MoonJune 2020
When constants are illusory, consistency can be achieved through molding concept on the fly.
It would have been unnatural if Markus Reuter and Tim Motzer didn’t gravitate towards each other at one point, and they did – first in a live-on-the-air environment and then on 2010’s “Descending” and a few more albums that saw the light of day during the following decade of which “Shapeshifters” is the latest offering. Yet while it loops back to the duo’s debut in terms of a groove, this record’s four epics are different due to the presence of Kenny Grohowski who needed to spread his creative wings because the stint with BRAND X failed to provide the drummer with a composer’s place, whereas the soundscapes the two guitarists are adept at allow him not only to play but also to conjure up ever-changing patterns and set aural rooms in perpetual motion. A perfect framework for the shapeshifting the instrumental trio exercise as a form-defying unit.
Shuffling into focus and crackling to shine on the initial area of their operation, the 23-minute “Dark Sparks” doesn’t take a lot of time to expand and push this sonic frontier further and further, as specters of vocals loom large between electric splashes Tim and Markus peel off the frets and Kenny bounces off cymbals before licks and crashes blend into a chugging, increasingly heavy whole. It’s creepy if captivating once stray riffs arrive and vanish and fierce solos are unleashed, yet out of a pulsing bass translucency emerges – fragile and frightening at the same time – and gradually falls into pieces, these debris of a melody that failed to be fully born. But then there’s “Transmutation” to erect a fresh edifice from muscular twang, delicate rhythm and rather tuneful wigouts which aim for noise and eventual applause and end up diminishing their dynamic amplitude only to inflate the squeal again.
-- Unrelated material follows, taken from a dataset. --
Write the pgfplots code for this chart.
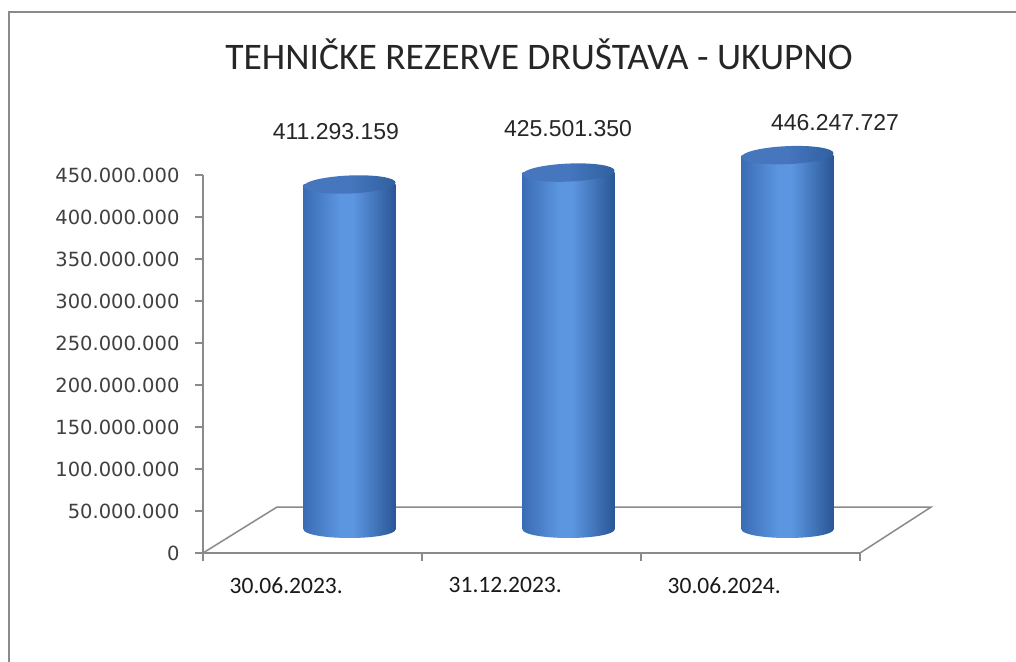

Starting from there, “Cyphers” tones down the little ensemble’s avant-garde scope and applies sparser lines to their canvas, so the space the three players create can breathe and fluctuate, showing multiple details that the preceding assault concealed, even though the chthonic roar and percussive thunder aren’t far away from this funereal solemnity. Which is why “Burn To Aether” ignites the erstwhile sparks, by now embers heated by low-end rumble, with a blistering filigree of almost metallic intensity – and that’s when the fun of it all will come to the surface. Recorded in a single session in NYC’s sonic laboratory in August 2019, the trio’s shapeshifting turned out to be a wondrous conspiracy and, hopefully, the start of a new recurring collab.